Climate change and Climate change Impact

Climate change has also become a major obstacle to affecting the capacity and speed of economic development and transformation. Evidence of climate change include increases in average temperatures, unpredictable rainfall patterns, increased concentration of green house gasses, frequent floods and droughts and changes in land use measured by increased rate of deforestation, soil erosion and reduced period of desirable fallow. The impact of climate change is generally increasing, is already felt at the local level and is often impacting particularly on the already poorest and most vulnerable areas and groups of people. Improving the productive capacity of the people on the continent requires intensive advocacy for adaptation measures as well as increased flow financial and technical resources for climate change adaptation. Climate change issues are wide in scope and inter-relate many sectors of a national economy including the economic development, trade and investment, social equity and democratic governance.  Therefore, Africa needs to position itself in the negotiation process so that agreements reached from the on-going negotiations on emission reduction also take into account the developmental peculiarities of the continent as a whole.

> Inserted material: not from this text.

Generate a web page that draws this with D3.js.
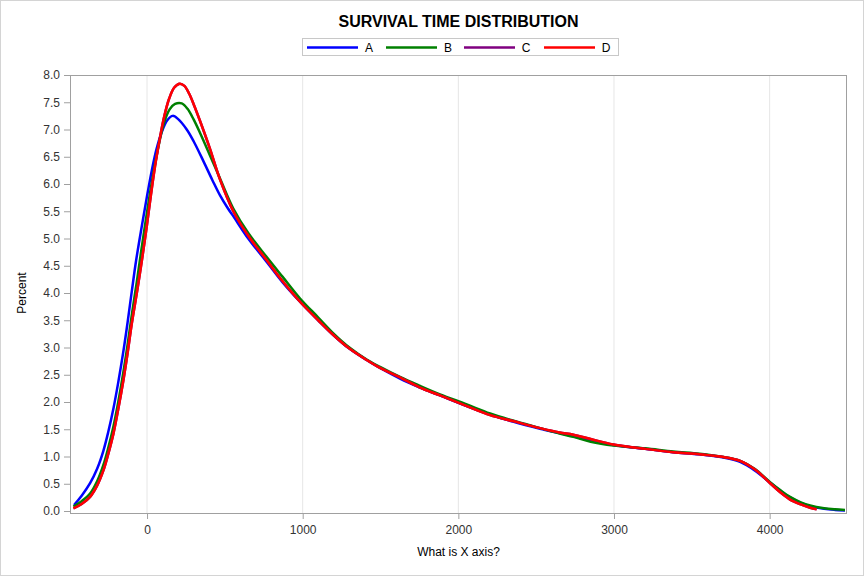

International Trade and Investment

International trade regime, presents both an opportunity and a challenge for the short to long-term development prospects of Africa. The outcome of particular trade and investment agreements can slow down or accelerate the pace of economic growth and transformation. Governments and trade negotiators need the consciousness, awareness and technical competencies to negotiate trade and investment deals that protect domestic markets, local enterprises development, and legitimate use of tariffs as a tool for both revenue generation and regulating development.